En 1991, Anachronique laisse apparaître, éphémères parfois, parmi les anges et les oiseaux, les figures essentielles du père rencontré seulement à l'âge adulte (« le Commandeur »)[29], d'Ulysse, son alter ego constamment présent dans le texte, de sa grand-mère italienne[30], de Kalissa, sa chère nourrice, à qui il rend visite douze ans après l'avoir quittée[31], et de la femme qu’il aime[32]. Deux thèmes essentiels s’y expriment par ailleurs : le doute relatif à l’écho d’un poème écrit par Jonas du fond de sa baleine (frère du poète en sa discrète humilité)[33] et les premiers murmures de l’Afrique, qu’amplifiera Sambela, en 1993, à travers différents paysages – de Bangui, de l’Oubangui, du Zaïre…
Ce recueil s’était ouvert sur l’image récurrente de la toile d’araignée qui représente par excellence la création poétique. Les poèmes de Sambela laissent ensuite résonner l’écho d’une double tragédie: familiale, d’abord, - la maladie d’un proche - ; sociale, ensuite, à travers les drames du Sida, de la faim et de la solitude[34] : « Dans le lent voyage du sang / la mort glisse ses fièvres / ses sournois anophèles // la faim / ne croit plus aux berceuses ». Raymond Farina dessine le portrait d’une Afrique défigurée, livrée à l’incurie de dirigeants incompétents, corrompus et soutenus par des ambassades oublieuses des valeurs qu’elles sont censées incarner.
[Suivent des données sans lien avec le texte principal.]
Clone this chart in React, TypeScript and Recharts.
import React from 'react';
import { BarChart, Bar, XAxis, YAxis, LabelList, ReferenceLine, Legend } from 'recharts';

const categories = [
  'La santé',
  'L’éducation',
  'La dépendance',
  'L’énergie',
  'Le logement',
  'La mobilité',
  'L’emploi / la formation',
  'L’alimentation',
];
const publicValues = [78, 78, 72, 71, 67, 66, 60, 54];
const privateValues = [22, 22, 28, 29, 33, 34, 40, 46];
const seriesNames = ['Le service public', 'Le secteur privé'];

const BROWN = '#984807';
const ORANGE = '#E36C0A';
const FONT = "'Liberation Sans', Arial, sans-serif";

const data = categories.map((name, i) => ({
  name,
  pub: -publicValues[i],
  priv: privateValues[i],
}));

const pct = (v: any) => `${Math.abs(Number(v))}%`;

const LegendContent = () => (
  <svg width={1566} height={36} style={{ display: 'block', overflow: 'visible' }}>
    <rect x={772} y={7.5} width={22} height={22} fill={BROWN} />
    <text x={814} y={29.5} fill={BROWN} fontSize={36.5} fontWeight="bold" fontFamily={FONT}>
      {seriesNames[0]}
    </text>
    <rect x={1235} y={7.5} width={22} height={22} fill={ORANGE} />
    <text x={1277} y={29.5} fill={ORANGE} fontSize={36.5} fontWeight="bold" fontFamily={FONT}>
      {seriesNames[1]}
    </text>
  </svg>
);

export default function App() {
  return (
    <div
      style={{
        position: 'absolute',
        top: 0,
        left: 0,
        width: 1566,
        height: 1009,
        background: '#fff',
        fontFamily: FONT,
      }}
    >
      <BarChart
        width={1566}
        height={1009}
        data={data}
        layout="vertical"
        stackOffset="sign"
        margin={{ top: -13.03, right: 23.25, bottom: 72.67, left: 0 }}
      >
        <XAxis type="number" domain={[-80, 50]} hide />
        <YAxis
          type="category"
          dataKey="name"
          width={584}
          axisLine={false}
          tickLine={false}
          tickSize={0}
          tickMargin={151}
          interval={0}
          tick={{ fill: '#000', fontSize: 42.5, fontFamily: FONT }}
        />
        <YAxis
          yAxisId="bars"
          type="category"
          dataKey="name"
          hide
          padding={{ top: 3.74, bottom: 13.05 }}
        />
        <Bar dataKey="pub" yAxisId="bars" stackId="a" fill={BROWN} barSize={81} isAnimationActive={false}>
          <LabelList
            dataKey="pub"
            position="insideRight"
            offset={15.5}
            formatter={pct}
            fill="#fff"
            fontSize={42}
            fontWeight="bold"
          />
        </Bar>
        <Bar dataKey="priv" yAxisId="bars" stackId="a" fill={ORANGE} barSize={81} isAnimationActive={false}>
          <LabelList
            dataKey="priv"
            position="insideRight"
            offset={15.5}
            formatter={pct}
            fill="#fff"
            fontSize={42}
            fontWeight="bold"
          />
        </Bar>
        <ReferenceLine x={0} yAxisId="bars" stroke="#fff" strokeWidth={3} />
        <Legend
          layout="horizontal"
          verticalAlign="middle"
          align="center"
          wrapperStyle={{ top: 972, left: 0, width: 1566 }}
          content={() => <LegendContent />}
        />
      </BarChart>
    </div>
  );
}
En 2006 est publié Eclats de vivre. Une sorte d’acceptation apaisée s’y fait parfois entendre face à un monde trop plein de bruit et d’anonymat, à l’Algérie douloureuse et à la fuite du temps. La même année, les oiseaux font leur réapparition dans Une colombe une autre, paru aux éditions des Vanneaux. Ce bref recueil, dédié à des oiseaux de chair, de plume, d’écriture et de peinture, réintroduit de la légèreté dans la gravité d’un chaos moderne : « fleur de buée petite fleur / immense infiniment soudain / comme une fable de pétales / ébleuissante sur les lèvres »..
Raymond Farina a résidé à Alger, Avignon, Bangui, Casablanca, Dinard, Draguignan, Nîmes, Rodez, Safi, Saint-Dié-des-Vosges, Saint-Malo, Saintes, et Saint-Denis (La Réunion). Il voit « la poésie aujourd'hui comme le meilleur moyen de tester la générosité, le désintéressement et l'hospitalité » des hommes[3]. Son écriture est « fine et aérienne, musicale et colorée, érudite, élaborée mais concrète et familière qui capte l’instant », elle est « un geste vif et tendu, à la fois sûr et léger » comme « celui du calligraphe » [1].
"J’aurais aimé
Epitola
t’écrire en lettres sumériennes
ou en fin hiéroglyphes
que j’aurais pu jeter au vent
en espérant qu’un jour
quelqu’un saurait les lire"
Epitola Posthumus
Les "empreintes à peine visibles" sont aussi ces particules élémentaires, la poussière, qui reviennent dans l'ouvrage La Gloire des Poussières[35] en 2020.